The process to foreclose takes time. The bank has to wait for three consecutive missed payments before it can issue a notice of default. Then another three months go by to give the homeowner a chance to fix the problem. The bank then files a notice of trustee sale. About 30 days later the trustee sale occurs and the foreclosure is complete. In all, it's a seven-month process. "That's the quickest it can happen," Instefjord says. "The process is dictated by the trust deed and note the borrower signed when purchasing the property."
But it doesn't have to go that fast.
Some banks, particularly with the high number of defaults these days, may wait for more than 12 months of missed payments before starting the process.
This means the bank is not the owner of the abandoned home until it is foreclosed. It can't keep weeds down and secure the property against vandalism. It can't board up broken windows and tarp a leaky roof to protect the house against further damage.
"Neighbors get upset that the house sits and looks bad and they wonder why somebody doesn't do anything about it," Instefjord says. "The reality is as long as the consumer owns the property, the bank can't do anything to it at all."
Behind Foreclosed Doors
Kitchen cabinets are torn down. Sinks and bathtubs are taken out. The baseboards are ripped out. Heating elements are removed from water heaters.
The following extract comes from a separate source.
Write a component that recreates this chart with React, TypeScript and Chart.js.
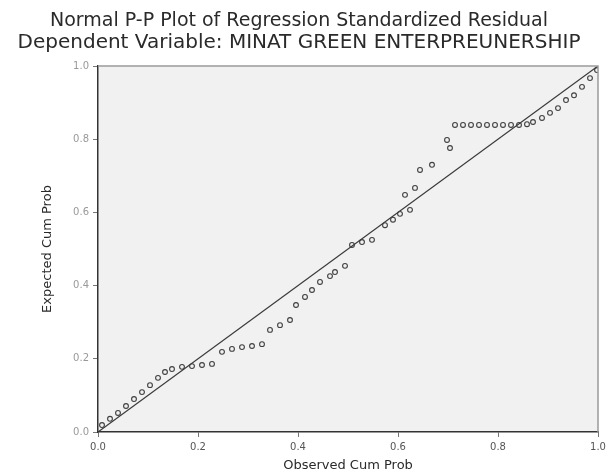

Bleach is poured on carpets. Some people are not happy about losing their home.
"These types of actions come from that kind of anger you find at Occupy Wall Street. People get out of control on how they feel about banks," says California attorney Stephen R. Elias. Elias is the author of "The Foreclosure Survival Guide: Keep Your House or Walk Away With Money in Your Pocket" and is a contributor at Nolo's Bankruptcy, Debt & Foreclosure Blog. "You might say people brought this situation on themselves — and you would be right. But other times you would be wrong. The people were steered into a subprime mortgage when they could have afforded a prime mortgage — and in the end they weren't able to afford the payments. They were cheated by their broker and the whole system and so they are angry."
That anger makes the house harder to sell and certainly won't help the neighbors, but spite isn't the only dangers a neighborhood foreclosure might face.
Elias says empty homes attract vandals looking to make a quick buck and he fears the trend will increase as the thieves become more organized.
So what do thieves find in an empty home? Copper.